Sunday, 25 July 2010


Short o or long?  I'm a soft southerner so when I eat a scone it rhymes with Ron.  However you say it. they're easy to make, quick to cook and delicious.
There was no bread in the house this morning- again- so I made a quick batch whilst I waited for the bread to cook. 

  • 8 oz self raising flour
  • 1  1/2 oz butter
  • 1 1/2 tablespoons caster sugar
  • pinch of salt
  • milk
Preheat the oven to 220 C.

  1. Sift the flour into a large bowl and add a pinch of salt.
  2. Cut the butter into pieces and put into the flour, rub in until the mixture resembles breadcrumbs.  You don't need to be quite as light fingered as with pastry but the less you mess with the mixture the better.
  3. Add the sugar and mix through lightly.  You can make the mixture up ahead of time and stop at this point as long as you leave it in the fridge, it will keep for a few days and can be finished off when you have guests (who will be madly impressed) or for breakfast.
  4. Add milk to make into a firm but pliable dough.  This is the point where it can all go wrong as it is very easy to add too much.  Start by adding no more than a tablespoon and add just a tiny bit at a time so that your mixture isn't too wet.  I have deliberately left out a quantity from this recipe as measuring it does not work; you need to do it by eye.
  5. Roll on a floured board (or work surface) with a floured rolling pin (use a wine bottle if you don't have a pin) until it is about 3/4 of an inch (2cm) thick.
  6. Cut out the shapes and place on a non-stick baking sheet.  Put them all bunched together (don't worry, they won't stick to each other) so that they rise better.
  7. Cook near the top of the oven for 10-15 mins depending on the size and shape.

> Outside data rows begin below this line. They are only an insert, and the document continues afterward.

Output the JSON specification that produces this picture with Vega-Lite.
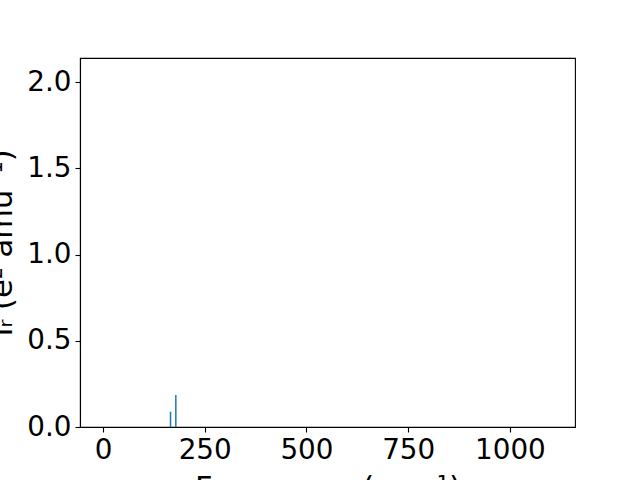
{
  "$schema": "https://vega.github.io/schema/vega-lite/v6.json",
  "width": 495,
  "height": 369,
  "autosize": {"type": "none"},
  "padding": {"left": 80, "top": 58, "right": 65, "bottom": 53},
  "background": "white",
  "config": {
    "font": "DejaVu Sans",
    "view": {"stroke": "black", "strokeWidth": 1.1},
    "axis": {
      "grid": false,
      "domainColor": "black",
      "domainWidth": 1.1,
      "tickColor": "black",
      "tickWidth": 1.1,
      "tickSize": 5,
      "labelFont": "DejaVu Sans",
      "labelFontSize": 27.8,
      "labelColor": "black",
      "labelPadding": 4,
      "titleFont": "DejaVu Sans",
      "titleFontSize": 30.5,
      "titleFontWeight": "normal",
      "titleColor": "black"
    }
  },
  "data": {
    "values": [
      {"frequency": 166, "intensity": 0.089},
      {"frequency": 179, "intensity": 0.186}
    ]
  },
  "mark": {"type": "rule", "color": "#1f77b4", "strokeWidth": 1.5},
  "encoding": {
    "x": {
      "field": "frequency",
      "type": "quantitative",
      "scale": {"domain": [-56.5, 1160], "nice": false, "zero": false},
      "axis": {"values": [0, 250, 500, 750, 1000], "format": "d", "title": "Frequency (cm⁻¹)", "titlePadding": 10, "labelFlush": false}
    },
    "y": {
      "field": "intensity",
      "type": "quantitative",
      "scale": {"domain": [0, 2.14], "nice": false},
      "axis": {"values": [0, 0.5, 1.0, 1.5, 2.0], "format": ".1f", "title": "Iᵣ (e² amu⁻¹)", "titlePadding": 9, "labelFlush": false}
    },
    "y2": {"datum": 0}
  }
}
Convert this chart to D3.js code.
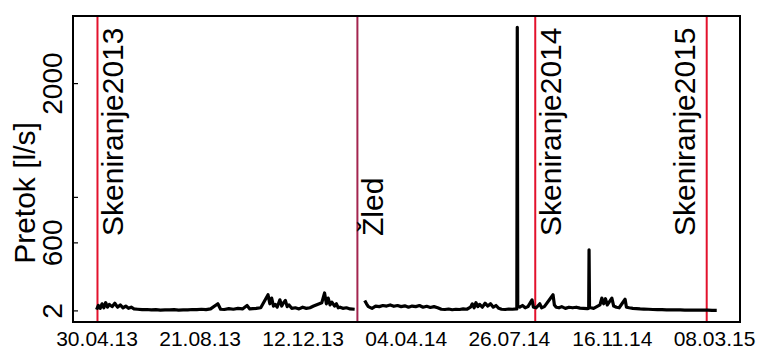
<!DOCTYPE html>
<html>
<head>
<meta charset="utf-8">
<script src="https://cdn.jsdelivr.net/npm/d3@7"></script>
<style>
  body { margin: 0; background: #fff; }
  text { font-family: "Liberation Sans", Arial, sans-serif; fill: #000; }
</style>
</head>
<body>
<svg width="759" height="350"></svg>
<script>
// flow series: day offset from startDate and flow in l/s (null = gap in record)
var startDate = '2013-04-30';
var dayOffset = [0, 2, 4, 6, 8, 10, 12, 14, 17, 20, 23, 26, 29, 32, 35, 38, 41,
  45, 50, 55, 60, 65, 70, 75, 80, 85, 90, 95, 100, 105, 110, 115, 120, 125,
  133, 136, 140, 145, 150, 155, 160, 165, 168, 175, 180,
  188, 190, 192, 194, 196, 198, 201, 203, 205, 207, 209, 211,
  214, 218, 222, 226, 230, 234, 238,
  247, 250, 252, 254, 256, 258, 261, 263, 265, 267, 270, 274, 278, 283,
  288,
  294, 296, 298, 302, 306, 310, 314, 318, 322, 326, 330, 334, 338, 342, 346, 350, 354, 358, 362, 366, 370, 374,
  378, 382, 386, 390, 394, 398, 402, 406,
  410, 412, 414, 416, 418, 420, 423, 426, 429, 432, 435, 438, 441,
  444, 448, 452, 456, 460, 460.8, 461.3, 461.8,
  464, 467, 470, 473, 477.5, 479, 482, 486, 488, 491,
  500.5, 502, 504, 507, 510, 514, 518, 522, 526, 530, 534, 538,
  539.6, 540, 540.5,
  542, 545, 552, 554, 556, 558, 560, 565, 567, 570, 573, 579.5, 581, 584, 588, 592, 596,
  600, 605, 610, 615, 620, 625, 630, 635, 640, 645, 650, 655, 660, 665, 670, 675, 680];
var flow = [8, 45, 20, 60, 25, 70, 30, 55, 35, 65, 30, 50, 25, 40, 20, 30, 15,
  12, 8, 10, 6, 9, 5, 7, 6, 8, 5, 7, 6, 10, 8, 12, 9, 15,
  60, 12, 10, 18, 12, 20, 15, 45, 15, 20, 25,
  140, 60, 110, 40, 55, 30, 95, 40, 70, 90, 35, 50,
  20, 25, 15, 30, 20, 25, 40,
  70, 155, 60, 110, 50, 75, 40, 60, 25, 30, 20, 25, 15, 12,
  null,
  90, 60, 35, 20, 40, 35, 45, 40, 50, 38, 45, 35, 42, 30, 40, 35, 45, 30, 38, 28, 35, 25,
  12, 10, 14, 8, 12, 10, 15, 12,
  30, 60, 25, 70, 35, 55, 30, 65, 40, 60, 30, 45, 20,
  12, 10, 14, 12, 15, 15, 2490, 40,
  30, 45, 25, 35, 95, 30, 25, 60, 25, 35,
  140, 50, 30, 25, 35, 20, 30, 25, 30, 22, 20, 18,
  20, 535, 30,
  25, 20, 50, 110, 60, 105, 50, 110, 40, 30, 25, 100, 30, 25, 20, 18, 15,
  14, 12, 10, 9, 8, 7, 7, 6, 6, 5, 5, 5, 4, 4, 4, 3, 3];

var eventDates = ['2013-05-01', '2014-02-10', '2014-08-24', '2015-02-28'];
var eventLabels = ['Skeniranje2013', '\u017dled', 'Skeniranje2014', 'Skeniranje2015'];
var eventColors = ['#e3122c', '#a3254f', '#e3122c', '#e3122c'];

var xTickDates = ['2013-04-30', '2013-08-21', '2013-12-12', '2014-04-04',
  '2014-07-26', '2014-11-16', '2015-03-08'];
var yTickValues = [2, 600, 1000, 2000];
var yTickLabels = ['2', '600', '', '2000'];

var parse = d3.utcParse('%Y-%m-%d');
var fmt = d3.utcFormat('%d.%m.%y');
var start = parse(startDate);

var data = dayOffset.map(function(d, i) {
  return { date: new Date(start.getTime() + d * 864e5), value: flow[i] };
});

var plotL = 73, plotT = 16, plotR = 740, plotB = 322;

var x = d3.scaleUtc()
  .domain([Date.UTC(2013, 3, 4, 4), Date.UTC(2015, 3, 5, 12)])
  .range([plotL, plotR]);
var y = d3.scaleLinear()
  .domain([-100, 2590])
  .range([plotB, plotT]);

var svg = d3.select('svg');

// event lines
svg.selectAll('.event')
  .data(eventDates)
  .enter()
  .append('line')
  .attr('class', 'event')
  .attr('x1', function(d) { return x(parse(d)); })
  .attr('x2', function(d) { return x(parse(d)); })
  .attr('y1', plotT)
  .attr('y2', plotB)
  .attr('stroke', function(d, i) { return eventColors[i]; })
  .attr('stroke-width', 2);

// series
var line = d3.line()
  .defined(function(d) { return d.value !== null; })
  .x(function(d) { return x(d.date); })
  .y(function(d) { return y(d.value); });

svg.append('path')
  .datum(data)
  .attr('d', line)
  .attr('fill', 'none')
  .attr('stroke', '#000')
  .attr('stroke-width', 3.2)
  .attr('stroke-linejoin', 'round');

// event labels, rotated
svg.selectAll('.event-label')
  .data(eventLabels)
  .enter()
  .append('text')
  .attr('class', 'event-label')
  .attr('transform', function(d, i) {
    var dx = i === 3 ? -12 : 26;
    return 'translate(' + (x(parse(eventDates[i])) + dx) + ',236) rotate(-90)';
  })
  .style('font-size', '30px')
  .text(function(d) { return d; });

// y axis, ticks pointing inward
var yAxis = d3.axisLeft(y)
  .tickValues(yTickValues)
  .tickSize(-5)
  .tickFormat(function(d, i) { return yTickLabels[i]; });

var gy = svg.append('g')
  .attr('transform', 'translate(' + plotL + ',0)')
  .call(yAxis);
gy.select('.domain').remove();
gy.selectAll('.tick line').attr('stroke', '#000').attr('stroke-width', 1.2);
gy.selectAll('.tick text')
  .attr('x', null).attr('dy', null)
  .attr('text-anchor', 'middle')
  .attr('transform', 'translate(-11,0) rotate(-90)')
  .style('font-size', '28px')
  .style('font-family', '"Liberation Sans", Arial, sans-serif')
  .attr('fill', '#000');

// x axis labels only
var xAxis = d3.axisBottom(x)
  .tickValues(xTickDates.map(parse))
  .tickSize(0)
  .tickFormat(fmt);

var gx = svg.append('g')
  .attr('transform', 'translate(0,' + plotB + ')')
  .call(xAxis);
gx.select('.domain').remove();
gx.selectAll('.tick text')
  .attr('y', 24).attr('dy', null)
  .style('font-size', '21px')
  .style('font-family', '"Liberation Sans", Arial, sans-serif')
  .attr('fill', '#000');

// frame
svg.append('rect')
  .attr('x', plotL)
  .attr('y', plotT)
  .attr('width', plotR - plotL)
  .attr('height', plotB - plotT)
  .attr('fill', 'none')
  .attr('stroke', '#000')
  .attr('stroke-width', 2);

svg.append('text')
  .attr('transform', 'translate(35,193) rotate(-90)')
  .attr('text-anchor', 'middle')
  .style('font-size', '30px')
  .text('Pretok [l/s]');
</script>
</body>
</html>
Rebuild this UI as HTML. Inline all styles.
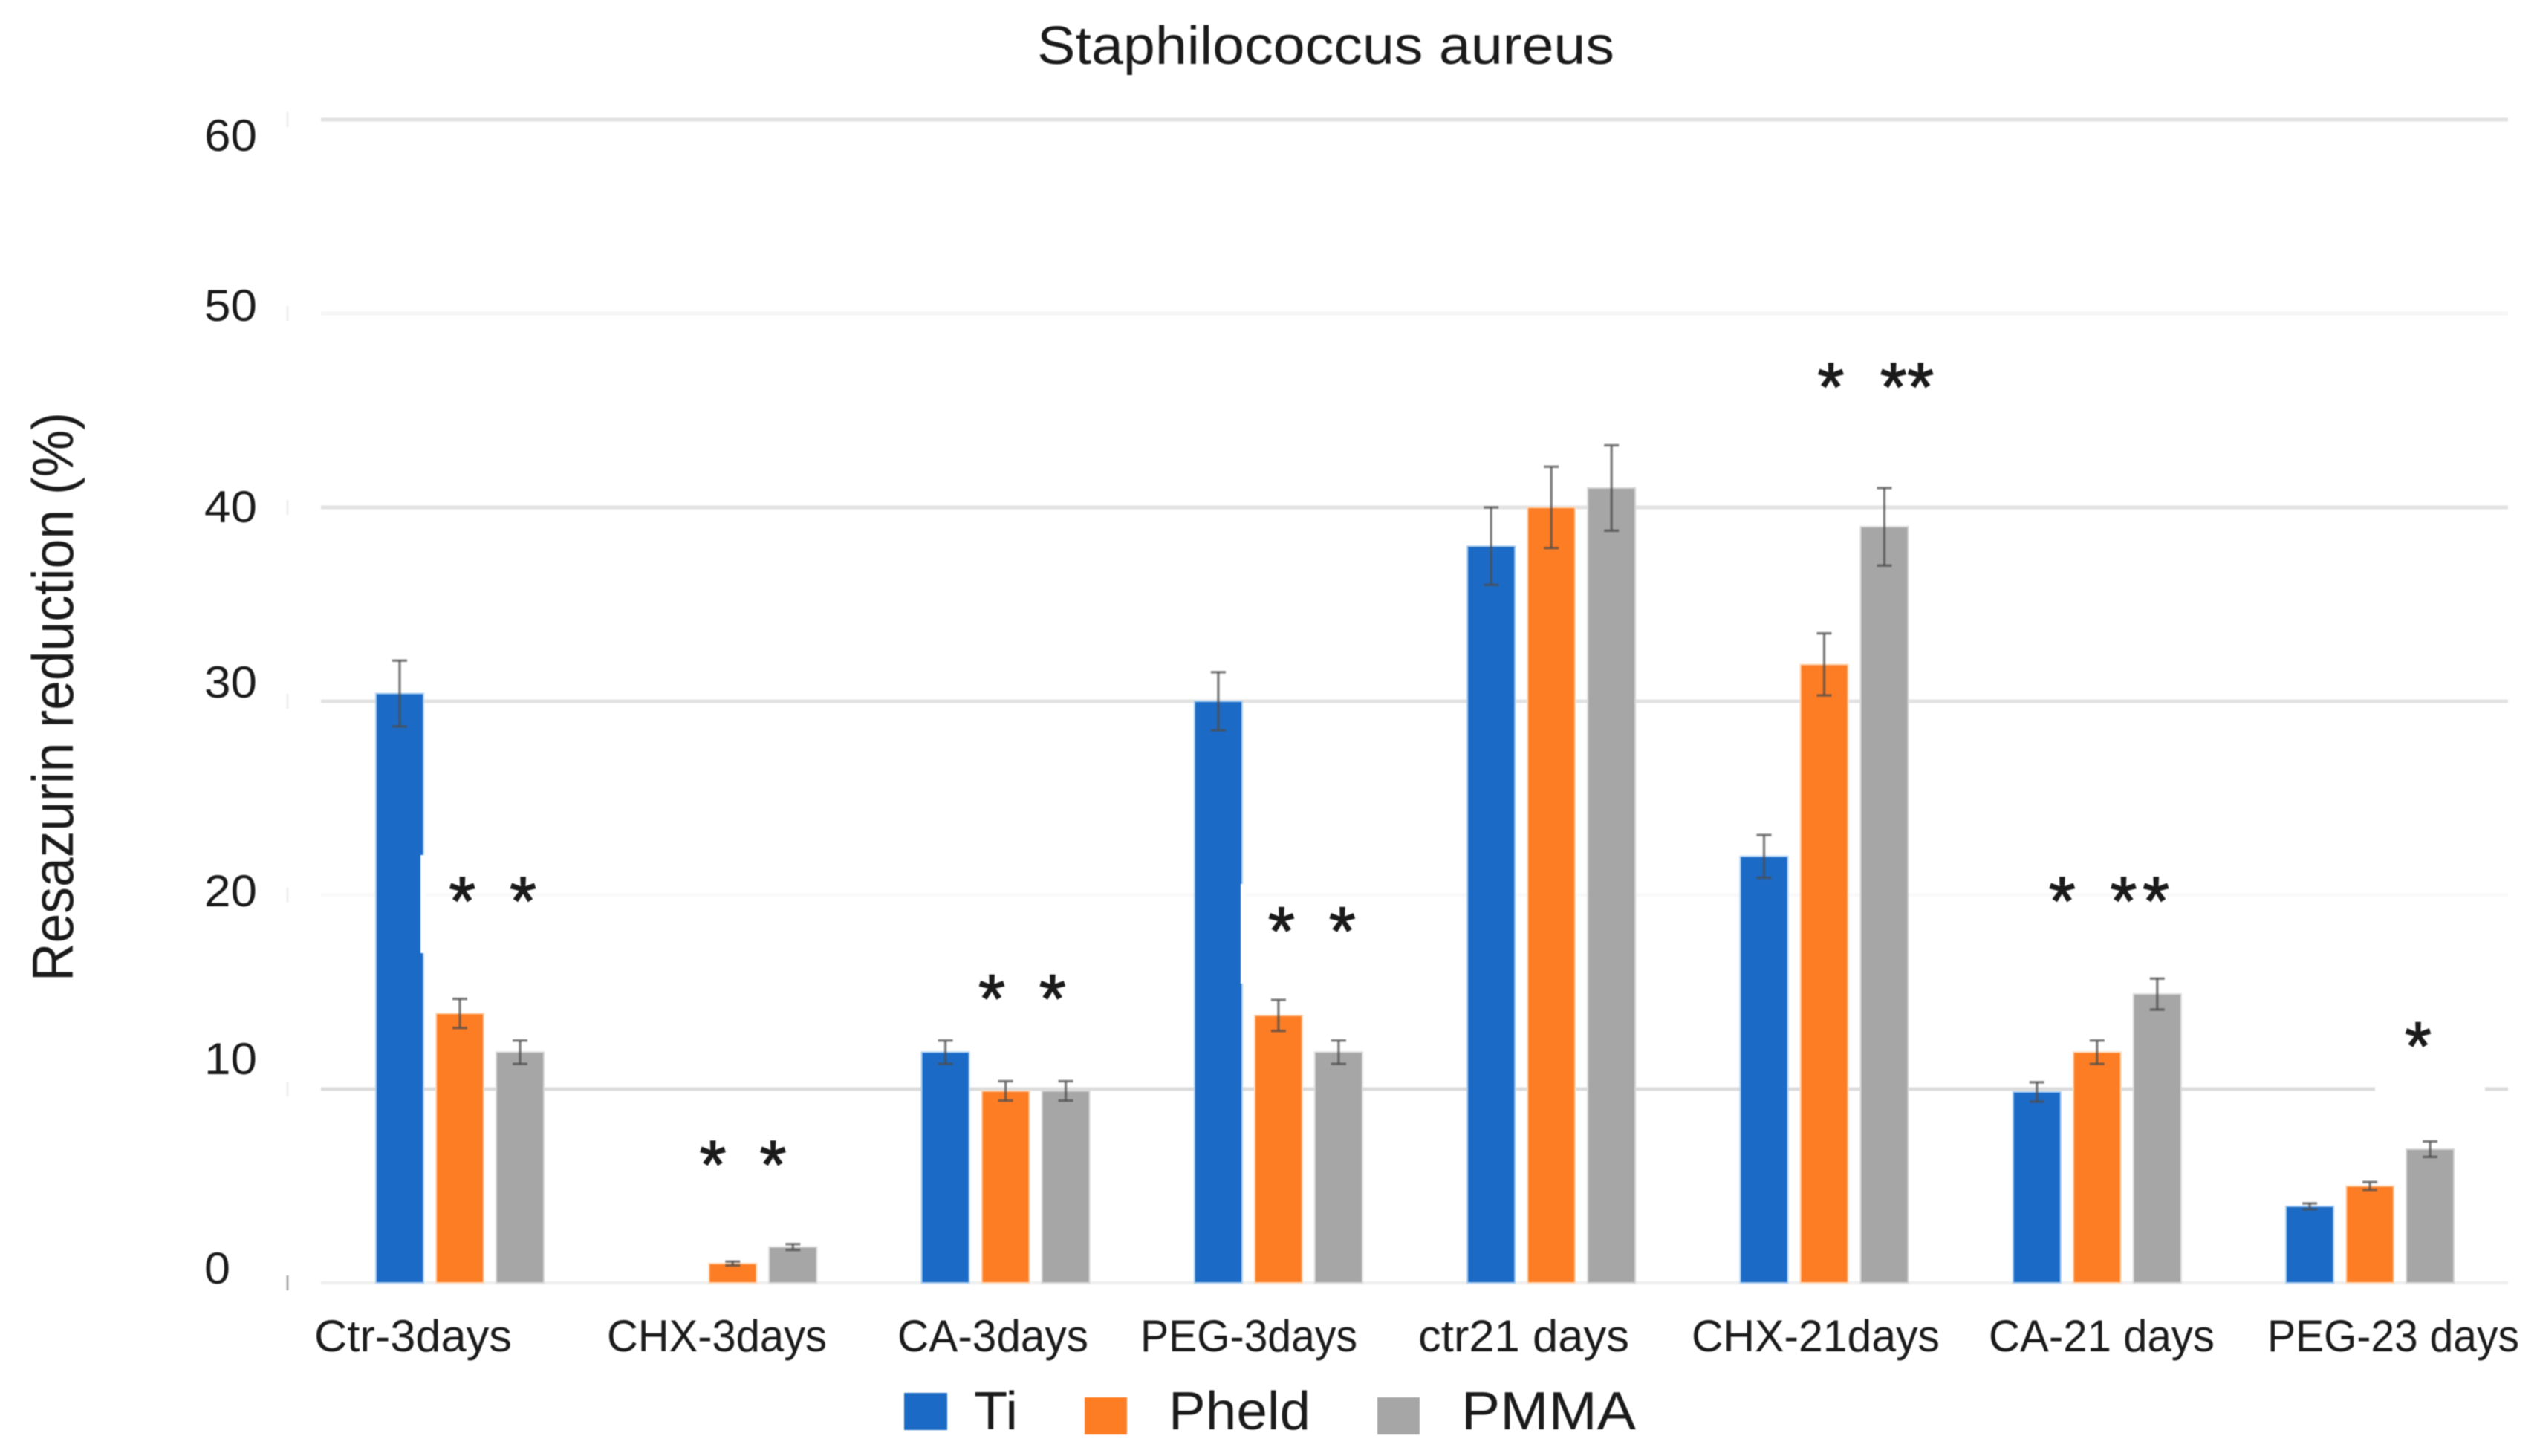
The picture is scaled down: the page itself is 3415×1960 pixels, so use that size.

Best eaten warm from the oven with butter, but jam and cream, cheese, even Marmite are all delicious on them.  They aren't particularly sweet so they can be served as sweet or savoury as you chose.  Eat them on the day of baking (the fresher, the better); they don't keep well.

1 comment:

  1. I once read a useful comment on the correct pronunciation of the word Scone. It is, apparently, pronounced 'Scone'! (personally I use the short O).